** START Supplied material **

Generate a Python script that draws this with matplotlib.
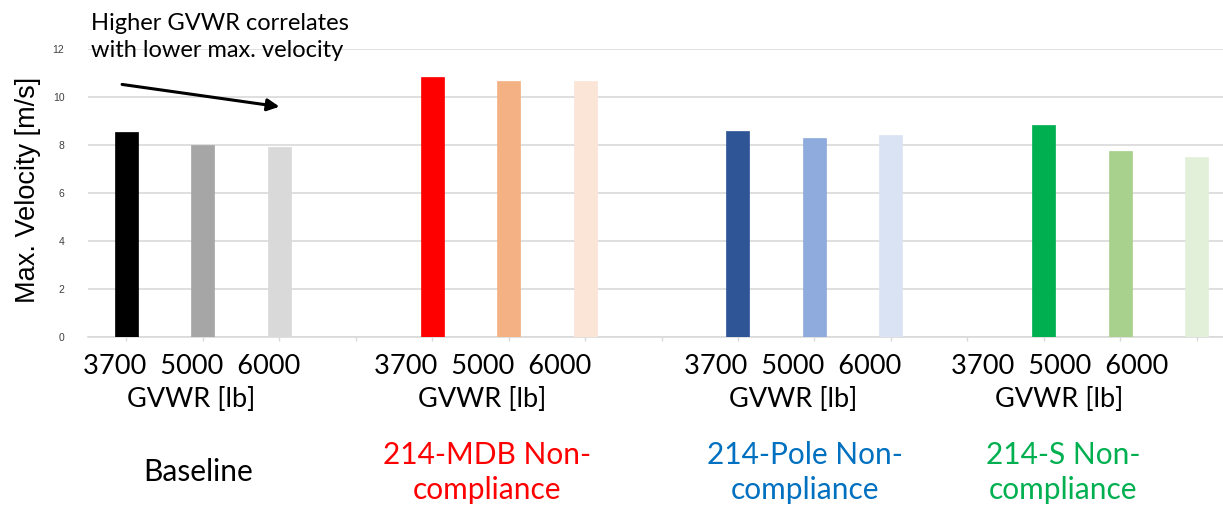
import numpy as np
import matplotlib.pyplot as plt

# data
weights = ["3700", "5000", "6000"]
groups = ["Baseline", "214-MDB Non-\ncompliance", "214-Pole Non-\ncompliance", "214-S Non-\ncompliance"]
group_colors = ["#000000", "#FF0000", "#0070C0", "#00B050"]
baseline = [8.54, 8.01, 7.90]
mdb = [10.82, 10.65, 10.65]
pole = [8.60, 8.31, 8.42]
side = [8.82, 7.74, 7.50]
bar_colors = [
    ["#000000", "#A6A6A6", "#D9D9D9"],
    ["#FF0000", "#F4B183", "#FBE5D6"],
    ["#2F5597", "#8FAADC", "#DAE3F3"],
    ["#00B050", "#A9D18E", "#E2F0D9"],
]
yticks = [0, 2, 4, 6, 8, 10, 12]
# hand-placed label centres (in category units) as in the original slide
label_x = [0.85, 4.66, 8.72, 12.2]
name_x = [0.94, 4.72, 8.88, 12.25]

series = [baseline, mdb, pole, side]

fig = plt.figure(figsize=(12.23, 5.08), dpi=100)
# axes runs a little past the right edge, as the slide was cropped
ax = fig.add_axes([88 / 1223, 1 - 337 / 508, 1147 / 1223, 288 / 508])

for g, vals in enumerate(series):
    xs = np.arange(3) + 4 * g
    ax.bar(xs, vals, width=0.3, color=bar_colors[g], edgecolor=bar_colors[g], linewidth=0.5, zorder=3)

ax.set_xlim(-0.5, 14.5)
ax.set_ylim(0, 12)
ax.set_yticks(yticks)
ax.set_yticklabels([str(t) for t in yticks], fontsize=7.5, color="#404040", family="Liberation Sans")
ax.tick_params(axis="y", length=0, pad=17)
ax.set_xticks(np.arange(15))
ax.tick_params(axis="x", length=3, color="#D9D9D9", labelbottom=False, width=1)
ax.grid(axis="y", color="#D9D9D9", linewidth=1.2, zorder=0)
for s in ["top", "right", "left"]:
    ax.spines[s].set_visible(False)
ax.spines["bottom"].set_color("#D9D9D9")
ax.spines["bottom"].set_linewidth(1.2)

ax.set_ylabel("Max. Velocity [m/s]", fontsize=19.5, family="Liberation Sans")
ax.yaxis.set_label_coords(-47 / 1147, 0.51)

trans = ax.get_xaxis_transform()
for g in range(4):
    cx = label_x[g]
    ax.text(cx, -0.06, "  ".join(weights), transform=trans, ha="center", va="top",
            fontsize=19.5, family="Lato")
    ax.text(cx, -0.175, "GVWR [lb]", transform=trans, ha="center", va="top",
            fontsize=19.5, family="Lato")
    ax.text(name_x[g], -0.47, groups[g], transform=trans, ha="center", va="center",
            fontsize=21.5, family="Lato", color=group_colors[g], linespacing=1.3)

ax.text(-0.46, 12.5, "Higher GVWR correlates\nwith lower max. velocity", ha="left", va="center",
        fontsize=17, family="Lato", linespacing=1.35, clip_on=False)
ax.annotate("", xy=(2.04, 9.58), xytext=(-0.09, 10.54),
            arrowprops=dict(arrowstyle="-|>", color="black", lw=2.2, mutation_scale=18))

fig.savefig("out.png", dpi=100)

** END Supplied material **

* Directions for this task
Leave out the pictures, then repeat the listing above exactly from its first line to the line with "import matplotlib.pyplot as plt", inclusive.

* Expected output
Generate a Python script that draws this with matplotlib.
import numpy as np
import matplotlib.pyplot as plt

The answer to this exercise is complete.